Task directions = Start at the line containing "Write a component", stop at the line containing "1400, 1600, 1800];", and please reproduce every line in between, both ends included, without pictures.

Supplied records =
++++++++++

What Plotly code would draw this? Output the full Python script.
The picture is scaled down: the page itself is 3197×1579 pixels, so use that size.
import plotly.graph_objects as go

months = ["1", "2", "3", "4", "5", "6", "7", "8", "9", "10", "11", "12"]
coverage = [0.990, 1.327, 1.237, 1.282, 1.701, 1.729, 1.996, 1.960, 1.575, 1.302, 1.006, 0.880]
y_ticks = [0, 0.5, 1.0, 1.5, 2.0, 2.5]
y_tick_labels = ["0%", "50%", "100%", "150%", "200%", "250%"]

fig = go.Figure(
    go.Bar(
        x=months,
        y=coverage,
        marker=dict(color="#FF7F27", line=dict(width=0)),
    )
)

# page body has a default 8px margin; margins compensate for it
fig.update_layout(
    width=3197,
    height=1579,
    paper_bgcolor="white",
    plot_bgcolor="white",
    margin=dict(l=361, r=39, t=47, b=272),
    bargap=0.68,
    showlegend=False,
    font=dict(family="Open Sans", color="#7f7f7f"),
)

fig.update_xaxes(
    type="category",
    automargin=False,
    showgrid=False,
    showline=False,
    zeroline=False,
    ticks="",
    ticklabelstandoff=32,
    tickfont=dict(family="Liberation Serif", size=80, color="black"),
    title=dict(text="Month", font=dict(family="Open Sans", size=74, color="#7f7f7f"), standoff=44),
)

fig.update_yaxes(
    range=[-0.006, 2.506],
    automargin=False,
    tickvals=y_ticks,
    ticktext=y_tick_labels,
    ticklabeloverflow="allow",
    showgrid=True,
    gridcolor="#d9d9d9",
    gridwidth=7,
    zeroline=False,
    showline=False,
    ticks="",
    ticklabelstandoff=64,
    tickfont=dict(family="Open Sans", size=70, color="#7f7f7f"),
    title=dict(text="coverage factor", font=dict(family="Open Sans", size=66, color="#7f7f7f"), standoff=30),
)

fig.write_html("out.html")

++++++++++

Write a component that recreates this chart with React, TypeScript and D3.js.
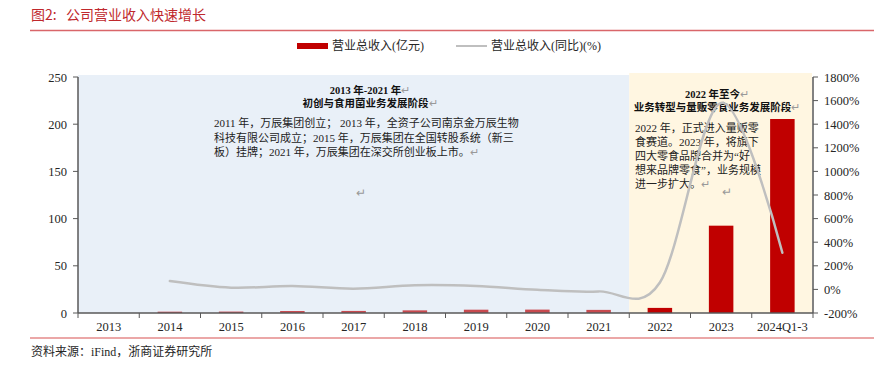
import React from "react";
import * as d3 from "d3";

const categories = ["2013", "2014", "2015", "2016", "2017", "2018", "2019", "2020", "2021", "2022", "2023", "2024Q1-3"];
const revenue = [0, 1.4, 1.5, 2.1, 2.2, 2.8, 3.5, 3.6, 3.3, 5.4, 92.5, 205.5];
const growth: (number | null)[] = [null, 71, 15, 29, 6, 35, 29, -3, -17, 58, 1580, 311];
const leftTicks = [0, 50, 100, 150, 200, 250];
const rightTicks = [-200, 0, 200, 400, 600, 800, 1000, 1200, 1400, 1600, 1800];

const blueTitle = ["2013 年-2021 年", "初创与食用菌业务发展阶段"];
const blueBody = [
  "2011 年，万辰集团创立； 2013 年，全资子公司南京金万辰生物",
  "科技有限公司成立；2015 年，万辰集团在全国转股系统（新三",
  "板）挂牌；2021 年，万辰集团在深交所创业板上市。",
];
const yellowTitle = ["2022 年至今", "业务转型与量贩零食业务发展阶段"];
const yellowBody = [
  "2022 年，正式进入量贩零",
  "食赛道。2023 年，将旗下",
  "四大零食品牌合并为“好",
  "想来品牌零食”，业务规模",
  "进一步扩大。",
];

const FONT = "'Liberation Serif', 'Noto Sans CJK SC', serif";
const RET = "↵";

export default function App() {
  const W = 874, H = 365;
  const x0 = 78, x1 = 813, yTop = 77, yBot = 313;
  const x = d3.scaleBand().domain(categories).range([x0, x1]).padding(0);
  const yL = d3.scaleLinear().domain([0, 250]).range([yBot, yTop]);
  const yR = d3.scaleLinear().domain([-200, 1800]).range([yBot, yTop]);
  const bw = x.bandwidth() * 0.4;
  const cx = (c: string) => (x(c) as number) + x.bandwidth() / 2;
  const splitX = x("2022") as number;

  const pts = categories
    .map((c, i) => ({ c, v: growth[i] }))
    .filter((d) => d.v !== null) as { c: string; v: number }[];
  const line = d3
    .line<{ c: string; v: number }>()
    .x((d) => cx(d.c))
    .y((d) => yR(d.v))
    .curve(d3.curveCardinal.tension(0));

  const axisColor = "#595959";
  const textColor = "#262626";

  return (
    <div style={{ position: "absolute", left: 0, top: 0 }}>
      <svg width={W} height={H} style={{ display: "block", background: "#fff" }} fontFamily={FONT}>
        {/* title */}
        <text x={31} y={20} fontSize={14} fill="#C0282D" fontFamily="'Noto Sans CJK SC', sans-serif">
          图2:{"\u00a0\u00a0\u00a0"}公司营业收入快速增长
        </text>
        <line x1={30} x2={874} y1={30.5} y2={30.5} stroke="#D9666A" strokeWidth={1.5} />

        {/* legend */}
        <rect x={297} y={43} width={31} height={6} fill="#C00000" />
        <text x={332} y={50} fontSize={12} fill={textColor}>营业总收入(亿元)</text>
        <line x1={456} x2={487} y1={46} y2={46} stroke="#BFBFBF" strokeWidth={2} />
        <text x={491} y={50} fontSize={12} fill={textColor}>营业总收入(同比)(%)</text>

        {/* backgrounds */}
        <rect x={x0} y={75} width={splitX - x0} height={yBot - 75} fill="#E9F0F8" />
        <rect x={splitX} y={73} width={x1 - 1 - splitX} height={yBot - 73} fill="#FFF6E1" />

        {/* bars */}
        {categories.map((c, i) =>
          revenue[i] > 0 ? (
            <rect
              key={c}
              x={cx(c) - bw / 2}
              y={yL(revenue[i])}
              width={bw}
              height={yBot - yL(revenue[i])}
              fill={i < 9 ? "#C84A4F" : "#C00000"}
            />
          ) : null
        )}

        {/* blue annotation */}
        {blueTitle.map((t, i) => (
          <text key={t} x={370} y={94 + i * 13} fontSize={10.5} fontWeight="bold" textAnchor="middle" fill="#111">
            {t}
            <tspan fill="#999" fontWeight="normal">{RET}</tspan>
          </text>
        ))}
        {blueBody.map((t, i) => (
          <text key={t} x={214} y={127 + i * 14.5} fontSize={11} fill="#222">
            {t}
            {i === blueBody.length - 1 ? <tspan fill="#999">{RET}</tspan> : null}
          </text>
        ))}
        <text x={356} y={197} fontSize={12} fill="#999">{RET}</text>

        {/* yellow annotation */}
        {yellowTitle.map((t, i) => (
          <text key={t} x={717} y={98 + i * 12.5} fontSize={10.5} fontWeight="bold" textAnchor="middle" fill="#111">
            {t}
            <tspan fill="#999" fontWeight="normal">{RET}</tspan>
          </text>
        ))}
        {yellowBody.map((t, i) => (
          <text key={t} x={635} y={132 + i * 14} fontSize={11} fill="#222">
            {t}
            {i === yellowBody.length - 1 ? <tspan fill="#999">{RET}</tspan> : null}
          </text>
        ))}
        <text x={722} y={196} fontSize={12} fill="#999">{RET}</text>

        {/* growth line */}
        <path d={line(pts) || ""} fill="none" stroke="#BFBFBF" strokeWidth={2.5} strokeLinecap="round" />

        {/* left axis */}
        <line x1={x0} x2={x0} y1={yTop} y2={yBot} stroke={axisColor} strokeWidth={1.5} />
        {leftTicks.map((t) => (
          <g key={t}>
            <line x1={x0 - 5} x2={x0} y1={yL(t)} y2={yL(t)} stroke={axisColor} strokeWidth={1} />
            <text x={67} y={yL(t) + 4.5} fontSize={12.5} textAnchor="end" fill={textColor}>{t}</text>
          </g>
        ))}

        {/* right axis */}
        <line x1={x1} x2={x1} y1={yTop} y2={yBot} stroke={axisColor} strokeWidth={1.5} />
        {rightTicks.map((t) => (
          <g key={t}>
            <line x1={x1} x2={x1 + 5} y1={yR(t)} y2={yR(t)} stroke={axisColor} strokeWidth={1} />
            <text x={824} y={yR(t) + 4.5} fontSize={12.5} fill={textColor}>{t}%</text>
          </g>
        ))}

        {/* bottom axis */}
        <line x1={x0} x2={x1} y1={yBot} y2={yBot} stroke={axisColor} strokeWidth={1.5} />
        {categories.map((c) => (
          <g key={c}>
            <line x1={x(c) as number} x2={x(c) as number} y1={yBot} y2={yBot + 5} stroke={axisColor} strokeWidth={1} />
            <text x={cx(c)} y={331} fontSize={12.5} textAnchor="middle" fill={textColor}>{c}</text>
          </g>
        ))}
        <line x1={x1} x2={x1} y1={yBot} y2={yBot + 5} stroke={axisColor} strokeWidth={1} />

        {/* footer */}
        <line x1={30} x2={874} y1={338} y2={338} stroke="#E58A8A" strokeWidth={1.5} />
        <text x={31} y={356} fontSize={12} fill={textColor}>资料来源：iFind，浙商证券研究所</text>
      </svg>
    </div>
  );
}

++++++++++

Result of the task =
Write a component that recreates this chart with React, TypeScript and D3.js.
import React from "react";
import * as d3 from "d3";

const categories = ["2013", "2014", "2015", "2016", "2017", "2018", "2019", "2020", "2021", "2022", "2023", "2024Q1-3"];
const revenue = [0, 1.4, 1.5, 2.1, 2.2, 2.8, 3.5, 3.6, 3.3, 5.4, 92.5, 205.5];
const growth: (number | null)[] = [null, 71, 15, 29, 6, 35, 29, -3, -17, 58, 1580, 311];
const leftTicks = [0, 50, 100, 150, 200, 250];
const rightTicks = [-200, 0, 200, 400, 600, 800, 1000, 1200, 1400, 1600, 1800];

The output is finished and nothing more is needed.